• [EXERCISE DIRECTIONS] From the listing below, pull out every line where the string "matplotlib" appears.
━━━━━━
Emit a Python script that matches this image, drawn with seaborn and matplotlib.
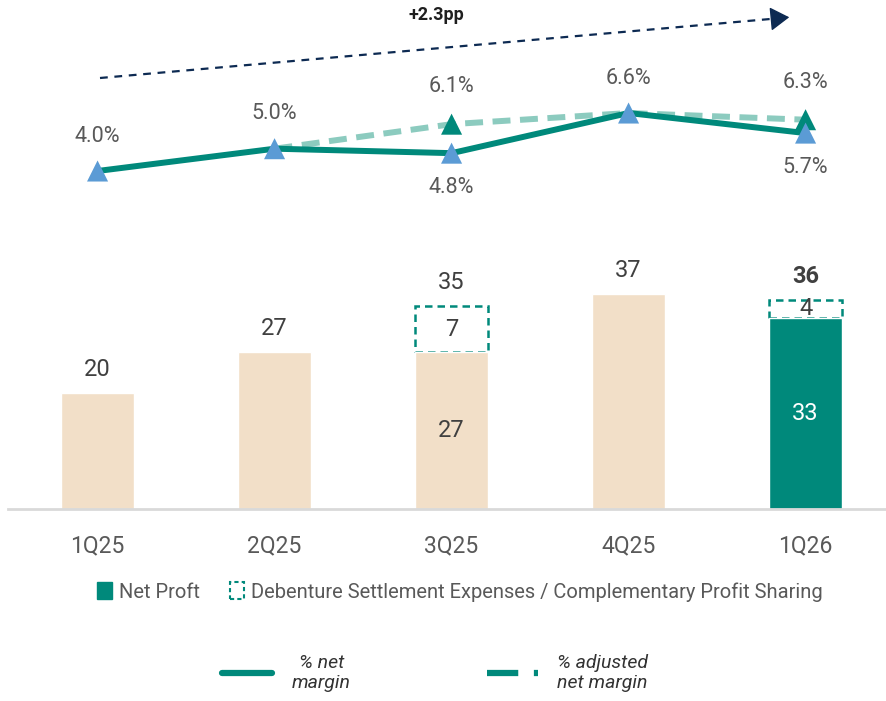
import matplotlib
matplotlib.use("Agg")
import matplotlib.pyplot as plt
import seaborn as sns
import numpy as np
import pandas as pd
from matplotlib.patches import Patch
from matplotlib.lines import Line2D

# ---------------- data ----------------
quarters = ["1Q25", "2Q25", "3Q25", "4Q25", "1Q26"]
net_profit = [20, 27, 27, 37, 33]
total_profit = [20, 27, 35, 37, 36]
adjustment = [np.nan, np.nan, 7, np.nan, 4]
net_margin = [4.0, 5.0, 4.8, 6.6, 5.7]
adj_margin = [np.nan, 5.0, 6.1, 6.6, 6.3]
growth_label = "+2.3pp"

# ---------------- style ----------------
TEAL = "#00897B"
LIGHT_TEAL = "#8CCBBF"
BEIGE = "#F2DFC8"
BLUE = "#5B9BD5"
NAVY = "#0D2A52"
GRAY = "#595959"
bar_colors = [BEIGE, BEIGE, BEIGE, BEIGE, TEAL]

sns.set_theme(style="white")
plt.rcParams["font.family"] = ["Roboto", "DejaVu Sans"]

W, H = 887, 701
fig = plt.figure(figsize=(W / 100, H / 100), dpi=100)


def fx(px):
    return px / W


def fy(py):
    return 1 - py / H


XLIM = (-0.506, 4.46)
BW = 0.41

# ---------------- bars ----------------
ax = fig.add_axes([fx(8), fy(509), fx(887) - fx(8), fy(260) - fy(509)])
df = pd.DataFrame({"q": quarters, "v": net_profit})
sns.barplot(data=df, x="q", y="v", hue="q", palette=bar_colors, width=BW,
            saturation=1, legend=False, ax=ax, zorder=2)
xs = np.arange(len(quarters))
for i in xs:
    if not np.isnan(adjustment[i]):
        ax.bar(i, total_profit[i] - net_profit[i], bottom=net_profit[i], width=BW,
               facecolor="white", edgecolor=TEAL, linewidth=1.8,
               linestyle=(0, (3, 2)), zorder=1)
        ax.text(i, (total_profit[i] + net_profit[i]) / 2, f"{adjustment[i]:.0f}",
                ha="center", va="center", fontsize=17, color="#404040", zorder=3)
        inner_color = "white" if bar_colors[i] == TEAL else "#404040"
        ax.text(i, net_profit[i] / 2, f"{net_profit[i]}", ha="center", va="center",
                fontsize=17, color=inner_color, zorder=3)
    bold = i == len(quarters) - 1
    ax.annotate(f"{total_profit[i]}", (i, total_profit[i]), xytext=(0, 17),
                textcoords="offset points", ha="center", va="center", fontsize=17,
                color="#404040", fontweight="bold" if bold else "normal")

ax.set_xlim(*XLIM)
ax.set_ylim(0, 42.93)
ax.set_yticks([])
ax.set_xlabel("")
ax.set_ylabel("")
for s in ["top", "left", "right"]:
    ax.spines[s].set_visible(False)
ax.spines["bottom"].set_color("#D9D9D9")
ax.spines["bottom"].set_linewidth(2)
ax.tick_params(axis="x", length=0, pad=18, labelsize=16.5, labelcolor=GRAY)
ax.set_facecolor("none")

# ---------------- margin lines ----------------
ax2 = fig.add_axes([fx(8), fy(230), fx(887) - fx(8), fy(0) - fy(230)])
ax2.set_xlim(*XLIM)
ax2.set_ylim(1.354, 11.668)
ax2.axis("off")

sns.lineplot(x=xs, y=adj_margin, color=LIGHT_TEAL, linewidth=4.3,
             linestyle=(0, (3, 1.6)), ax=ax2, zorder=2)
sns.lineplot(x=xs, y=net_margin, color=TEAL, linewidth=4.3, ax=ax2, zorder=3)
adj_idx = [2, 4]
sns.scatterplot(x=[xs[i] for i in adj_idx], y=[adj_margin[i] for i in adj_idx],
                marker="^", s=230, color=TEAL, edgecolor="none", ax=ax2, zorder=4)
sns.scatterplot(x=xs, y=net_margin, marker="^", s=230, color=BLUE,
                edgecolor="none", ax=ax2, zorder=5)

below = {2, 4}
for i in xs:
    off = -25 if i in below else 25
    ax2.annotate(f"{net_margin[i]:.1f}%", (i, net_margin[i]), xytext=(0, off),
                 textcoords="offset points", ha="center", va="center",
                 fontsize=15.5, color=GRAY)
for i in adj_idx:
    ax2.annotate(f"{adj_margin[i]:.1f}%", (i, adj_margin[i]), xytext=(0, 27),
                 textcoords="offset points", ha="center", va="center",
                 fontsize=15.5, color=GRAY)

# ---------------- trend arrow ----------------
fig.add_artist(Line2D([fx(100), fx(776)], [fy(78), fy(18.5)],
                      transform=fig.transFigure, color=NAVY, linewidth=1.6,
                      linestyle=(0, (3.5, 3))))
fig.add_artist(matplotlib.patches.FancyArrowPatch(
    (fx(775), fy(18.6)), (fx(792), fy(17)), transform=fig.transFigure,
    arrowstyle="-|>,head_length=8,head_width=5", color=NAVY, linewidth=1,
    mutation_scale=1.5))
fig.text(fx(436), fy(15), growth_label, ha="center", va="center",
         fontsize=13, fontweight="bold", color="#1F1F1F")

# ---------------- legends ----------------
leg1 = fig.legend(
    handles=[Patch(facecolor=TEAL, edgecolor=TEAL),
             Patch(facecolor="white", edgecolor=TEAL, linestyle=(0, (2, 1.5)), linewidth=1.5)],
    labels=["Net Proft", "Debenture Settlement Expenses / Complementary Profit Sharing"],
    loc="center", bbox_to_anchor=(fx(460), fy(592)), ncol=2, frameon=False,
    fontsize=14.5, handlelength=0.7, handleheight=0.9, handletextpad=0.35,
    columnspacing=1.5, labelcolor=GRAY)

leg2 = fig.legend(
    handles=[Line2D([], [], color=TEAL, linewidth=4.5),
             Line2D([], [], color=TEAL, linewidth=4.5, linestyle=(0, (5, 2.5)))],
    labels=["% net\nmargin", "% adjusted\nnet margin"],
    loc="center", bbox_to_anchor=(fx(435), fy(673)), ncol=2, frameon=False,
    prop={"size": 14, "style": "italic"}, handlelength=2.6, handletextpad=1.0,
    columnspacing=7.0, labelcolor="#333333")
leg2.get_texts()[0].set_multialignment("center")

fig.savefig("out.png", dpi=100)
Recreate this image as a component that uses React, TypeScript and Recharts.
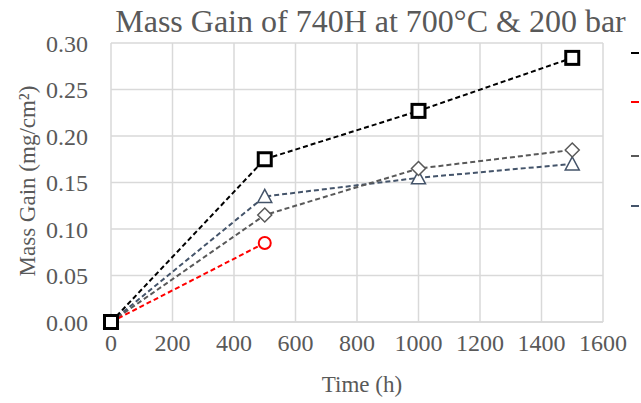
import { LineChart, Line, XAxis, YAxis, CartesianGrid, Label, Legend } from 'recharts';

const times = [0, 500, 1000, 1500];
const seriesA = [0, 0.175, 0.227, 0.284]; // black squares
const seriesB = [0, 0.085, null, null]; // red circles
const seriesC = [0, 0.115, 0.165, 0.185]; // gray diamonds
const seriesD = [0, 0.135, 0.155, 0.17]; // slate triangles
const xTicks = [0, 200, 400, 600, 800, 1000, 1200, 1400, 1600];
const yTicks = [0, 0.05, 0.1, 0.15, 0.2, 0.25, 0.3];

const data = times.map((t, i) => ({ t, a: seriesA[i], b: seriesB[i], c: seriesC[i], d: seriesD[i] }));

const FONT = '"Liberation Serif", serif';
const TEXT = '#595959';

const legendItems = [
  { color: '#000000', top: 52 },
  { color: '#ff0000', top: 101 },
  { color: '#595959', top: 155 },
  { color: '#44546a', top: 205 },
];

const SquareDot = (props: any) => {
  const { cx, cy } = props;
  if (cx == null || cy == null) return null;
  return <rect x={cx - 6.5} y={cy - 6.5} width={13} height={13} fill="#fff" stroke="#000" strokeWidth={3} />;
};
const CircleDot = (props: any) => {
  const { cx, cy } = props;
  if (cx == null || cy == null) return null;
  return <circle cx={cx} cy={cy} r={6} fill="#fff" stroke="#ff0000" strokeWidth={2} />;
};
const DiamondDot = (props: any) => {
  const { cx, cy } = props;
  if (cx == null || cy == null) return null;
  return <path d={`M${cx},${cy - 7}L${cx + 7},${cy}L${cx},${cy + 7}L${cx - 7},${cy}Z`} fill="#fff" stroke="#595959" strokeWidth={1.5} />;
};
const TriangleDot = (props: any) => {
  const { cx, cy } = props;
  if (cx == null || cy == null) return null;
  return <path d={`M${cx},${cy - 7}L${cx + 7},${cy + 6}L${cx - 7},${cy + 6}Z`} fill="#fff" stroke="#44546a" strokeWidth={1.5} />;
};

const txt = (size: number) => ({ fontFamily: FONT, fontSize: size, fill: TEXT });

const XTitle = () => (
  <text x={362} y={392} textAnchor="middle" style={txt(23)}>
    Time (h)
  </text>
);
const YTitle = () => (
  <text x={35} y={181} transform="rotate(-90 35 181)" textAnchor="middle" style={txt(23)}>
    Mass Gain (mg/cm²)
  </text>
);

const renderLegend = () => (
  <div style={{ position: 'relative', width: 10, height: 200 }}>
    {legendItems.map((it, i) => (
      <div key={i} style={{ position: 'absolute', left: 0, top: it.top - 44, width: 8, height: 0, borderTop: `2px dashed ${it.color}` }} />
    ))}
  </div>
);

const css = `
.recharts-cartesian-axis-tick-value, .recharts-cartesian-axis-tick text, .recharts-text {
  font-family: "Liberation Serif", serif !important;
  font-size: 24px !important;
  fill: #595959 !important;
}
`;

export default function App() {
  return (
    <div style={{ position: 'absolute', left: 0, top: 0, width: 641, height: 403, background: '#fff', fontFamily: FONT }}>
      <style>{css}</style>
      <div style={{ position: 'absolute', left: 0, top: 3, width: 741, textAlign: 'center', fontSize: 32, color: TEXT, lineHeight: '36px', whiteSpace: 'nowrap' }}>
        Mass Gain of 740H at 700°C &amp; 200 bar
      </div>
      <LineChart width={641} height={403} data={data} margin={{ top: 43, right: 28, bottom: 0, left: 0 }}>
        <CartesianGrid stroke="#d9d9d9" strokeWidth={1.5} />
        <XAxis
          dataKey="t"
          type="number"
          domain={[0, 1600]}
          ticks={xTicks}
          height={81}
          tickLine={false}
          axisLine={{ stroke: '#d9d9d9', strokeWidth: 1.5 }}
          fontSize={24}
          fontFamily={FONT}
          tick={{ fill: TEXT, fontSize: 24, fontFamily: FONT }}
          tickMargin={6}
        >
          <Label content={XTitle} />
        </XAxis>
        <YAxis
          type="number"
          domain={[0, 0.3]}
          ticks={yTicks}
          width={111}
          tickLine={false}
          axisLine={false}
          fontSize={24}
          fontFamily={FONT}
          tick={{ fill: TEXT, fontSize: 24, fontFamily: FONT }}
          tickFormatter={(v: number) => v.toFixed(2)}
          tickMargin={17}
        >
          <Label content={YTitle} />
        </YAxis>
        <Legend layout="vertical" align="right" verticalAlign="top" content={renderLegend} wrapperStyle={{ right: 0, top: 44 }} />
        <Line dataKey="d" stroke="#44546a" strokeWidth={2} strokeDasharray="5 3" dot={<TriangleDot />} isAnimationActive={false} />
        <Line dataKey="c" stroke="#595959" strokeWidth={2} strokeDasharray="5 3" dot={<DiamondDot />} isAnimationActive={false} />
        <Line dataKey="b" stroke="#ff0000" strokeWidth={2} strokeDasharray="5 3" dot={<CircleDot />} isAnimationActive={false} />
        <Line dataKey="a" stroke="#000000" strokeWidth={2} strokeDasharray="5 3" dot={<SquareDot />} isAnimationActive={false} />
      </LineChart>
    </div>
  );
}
━━━━━━
• [REPLY]
Emit a Python script that matches this image, drawn with seaborn and matplotlib.
import matplotlib
matplotlib.use("Agg")
import matplotlib.pyplot as plt
from matplotlib.patches import Patch
from matplotlib.lines import Line2D
fig.add_artist(matplotlib.patches.FancyArrowPatch(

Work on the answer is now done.